São necessários mais filmes como este, com este alcance planetário. A questão do patriarcado está lá, a sociedade machista, o manifesto contra a gerontofobia, gordofobia, o direito à diferença, também. Com humor e sátira. O domínio do capitalismo surge igualmente e o monstro do marketing ataca com veemência (enquanto escrevo estas linhas, passa uma ruidosa mensagem aérea com a frase "Barbie no cinema"). Eis a grande contradição, dirão: capitalismo a vociferar sobre si (a estreia do filme Barbie em Portugal ultrapassou um milhão de euros de bilheteira e assiste-se a um aumento da facturação dos produtos Mattel a nível mundial).
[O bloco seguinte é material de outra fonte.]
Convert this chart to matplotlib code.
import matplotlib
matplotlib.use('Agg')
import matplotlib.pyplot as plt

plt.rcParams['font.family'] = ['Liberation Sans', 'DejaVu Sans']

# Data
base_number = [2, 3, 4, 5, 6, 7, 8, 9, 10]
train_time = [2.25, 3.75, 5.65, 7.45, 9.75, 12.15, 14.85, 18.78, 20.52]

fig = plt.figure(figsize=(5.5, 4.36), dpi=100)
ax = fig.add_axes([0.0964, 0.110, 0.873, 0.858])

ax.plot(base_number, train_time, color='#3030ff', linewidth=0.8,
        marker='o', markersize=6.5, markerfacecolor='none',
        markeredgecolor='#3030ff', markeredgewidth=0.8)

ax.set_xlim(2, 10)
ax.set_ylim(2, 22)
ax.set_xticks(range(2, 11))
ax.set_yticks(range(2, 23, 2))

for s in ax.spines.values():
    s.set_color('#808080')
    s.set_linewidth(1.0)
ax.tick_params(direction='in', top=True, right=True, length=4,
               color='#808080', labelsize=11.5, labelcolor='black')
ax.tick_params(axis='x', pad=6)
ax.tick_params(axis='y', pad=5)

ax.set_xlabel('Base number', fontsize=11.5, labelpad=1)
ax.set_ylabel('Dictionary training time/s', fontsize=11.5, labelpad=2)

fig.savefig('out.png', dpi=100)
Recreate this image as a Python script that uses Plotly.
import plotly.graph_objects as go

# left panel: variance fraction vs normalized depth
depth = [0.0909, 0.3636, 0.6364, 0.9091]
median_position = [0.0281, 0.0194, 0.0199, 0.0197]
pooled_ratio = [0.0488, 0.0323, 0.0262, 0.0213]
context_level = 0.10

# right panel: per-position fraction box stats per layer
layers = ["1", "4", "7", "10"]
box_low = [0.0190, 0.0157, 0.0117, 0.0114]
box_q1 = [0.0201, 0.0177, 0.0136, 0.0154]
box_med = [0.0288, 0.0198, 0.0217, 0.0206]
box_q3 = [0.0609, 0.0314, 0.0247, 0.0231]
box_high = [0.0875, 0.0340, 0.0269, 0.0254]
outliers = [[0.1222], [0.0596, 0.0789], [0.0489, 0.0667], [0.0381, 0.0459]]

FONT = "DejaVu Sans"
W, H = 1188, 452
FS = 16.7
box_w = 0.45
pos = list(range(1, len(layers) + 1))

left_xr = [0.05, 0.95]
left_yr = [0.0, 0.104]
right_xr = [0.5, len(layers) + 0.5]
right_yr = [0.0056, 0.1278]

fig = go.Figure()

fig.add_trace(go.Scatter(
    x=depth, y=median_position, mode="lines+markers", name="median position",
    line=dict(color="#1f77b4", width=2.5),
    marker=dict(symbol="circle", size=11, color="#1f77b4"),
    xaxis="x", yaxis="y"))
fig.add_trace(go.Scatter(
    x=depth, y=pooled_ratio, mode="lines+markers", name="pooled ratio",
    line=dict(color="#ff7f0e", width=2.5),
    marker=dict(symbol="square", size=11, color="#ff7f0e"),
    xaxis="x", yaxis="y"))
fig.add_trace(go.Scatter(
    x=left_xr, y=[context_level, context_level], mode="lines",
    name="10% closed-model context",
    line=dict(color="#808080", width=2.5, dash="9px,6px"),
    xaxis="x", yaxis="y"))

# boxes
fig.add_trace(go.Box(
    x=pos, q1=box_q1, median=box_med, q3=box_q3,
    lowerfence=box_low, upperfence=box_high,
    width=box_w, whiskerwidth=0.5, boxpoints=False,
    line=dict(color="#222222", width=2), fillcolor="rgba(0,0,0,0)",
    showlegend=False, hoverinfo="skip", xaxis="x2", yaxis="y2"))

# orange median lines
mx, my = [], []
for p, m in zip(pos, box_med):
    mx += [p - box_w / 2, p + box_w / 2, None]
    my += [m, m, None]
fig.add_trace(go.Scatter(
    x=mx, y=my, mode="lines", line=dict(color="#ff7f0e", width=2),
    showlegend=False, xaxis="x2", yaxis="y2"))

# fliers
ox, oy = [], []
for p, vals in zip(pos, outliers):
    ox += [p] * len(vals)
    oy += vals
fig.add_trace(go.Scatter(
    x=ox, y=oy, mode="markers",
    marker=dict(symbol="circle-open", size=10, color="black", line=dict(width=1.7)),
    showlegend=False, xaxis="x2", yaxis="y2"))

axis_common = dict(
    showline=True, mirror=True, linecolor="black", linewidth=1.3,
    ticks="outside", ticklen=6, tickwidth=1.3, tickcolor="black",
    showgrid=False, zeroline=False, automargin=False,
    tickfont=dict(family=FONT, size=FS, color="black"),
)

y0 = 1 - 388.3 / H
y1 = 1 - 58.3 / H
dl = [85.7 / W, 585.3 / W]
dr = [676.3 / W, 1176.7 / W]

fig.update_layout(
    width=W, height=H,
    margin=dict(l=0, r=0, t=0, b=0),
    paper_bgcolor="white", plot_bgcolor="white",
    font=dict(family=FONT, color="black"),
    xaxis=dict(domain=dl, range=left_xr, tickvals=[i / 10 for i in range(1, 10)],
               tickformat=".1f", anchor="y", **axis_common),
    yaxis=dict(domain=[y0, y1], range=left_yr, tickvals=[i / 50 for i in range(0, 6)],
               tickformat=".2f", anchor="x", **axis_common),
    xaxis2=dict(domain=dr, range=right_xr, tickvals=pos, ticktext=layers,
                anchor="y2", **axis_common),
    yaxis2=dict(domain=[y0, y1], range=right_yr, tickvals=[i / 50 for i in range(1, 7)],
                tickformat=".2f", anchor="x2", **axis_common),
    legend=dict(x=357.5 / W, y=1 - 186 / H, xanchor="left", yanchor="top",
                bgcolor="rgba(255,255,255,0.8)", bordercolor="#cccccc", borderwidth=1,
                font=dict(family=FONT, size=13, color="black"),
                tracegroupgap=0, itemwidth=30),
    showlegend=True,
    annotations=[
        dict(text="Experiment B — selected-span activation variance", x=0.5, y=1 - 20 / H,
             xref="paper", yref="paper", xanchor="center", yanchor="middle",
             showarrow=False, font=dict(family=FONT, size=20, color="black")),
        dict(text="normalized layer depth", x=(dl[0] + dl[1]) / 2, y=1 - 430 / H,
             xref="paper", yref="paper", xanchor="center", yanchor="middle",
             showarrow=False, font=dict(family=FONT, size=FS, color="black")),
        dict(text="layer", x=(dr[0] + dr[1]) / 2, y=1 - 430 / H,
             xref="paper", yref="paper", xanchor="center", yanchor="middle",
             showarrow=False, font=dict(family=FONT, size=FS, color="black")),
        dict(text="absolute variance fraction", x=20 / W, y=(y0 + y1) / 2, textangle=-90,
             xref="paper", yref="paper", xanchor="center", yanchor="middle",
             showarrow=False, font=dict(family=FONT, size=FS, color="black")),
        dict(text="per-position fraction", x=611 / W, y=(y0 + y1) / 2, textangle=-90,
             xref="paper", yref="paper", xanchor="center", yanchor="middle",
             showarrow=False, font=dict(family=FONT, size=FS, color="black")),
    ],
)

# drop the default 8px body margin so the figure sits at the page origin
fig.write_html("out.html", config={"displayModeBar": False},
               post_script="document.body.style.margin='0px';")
Mas ainda assim, abre-se espaço para a reflexão e discussão.
Greta Gerwig, a realizadora, coloca na boca da personagem Gloria, interpretada pela fantástica America Ferrera (que em 2006 nos trouxe a Betty Feia), um discurso que salta do ecrã e embate na plateia com a força de um Intercidades. Um momento de afirmação da condição paradoxal de ser mulher. Não farei spoiler.
Desejo aos milhares de mulheres, jovens, crianças e homens que assistirão ao filme, a capacidade de compreender o peso das palavras e das mensagens em subtexto. Que vejam no rosto das actrizes, na cena referida, em particular, a dimensão do que todas sentimos.
Engane-se, quem for na expectativa de assistir a um filme fofinho. Barbie não é sobre o mundo perfeito da Barbie. O glamour pink está lá. É verdade. Não falta a banda sonora com canções da Dua Lipa, Nicki Minaj, Billie Eilish, Sam Smith, entre outros ícones musicais, roupas exuberantes e muito cor-de-rosa — é preciso o mesmo código para que a mensagem passe.
Barbie é mais do que um êxito de bilheteira, um desfilar de espectadores vestidos de cor-de-rosa. Muitos entrarão com a cabeça no mundo de plástico de Barbieland e sairão com os pés mais assentes neste mundo real que necessita urgentemente de mudança; outros, nada perceberão. Espero que a maioria passe a escolher o cor-de-rosa com outra convicção. Citando Victor Hugo no seu Os Miseráveis: "Não há nada como o sonho para criar o futuro. Utopia hoje, carne e osso amanhã".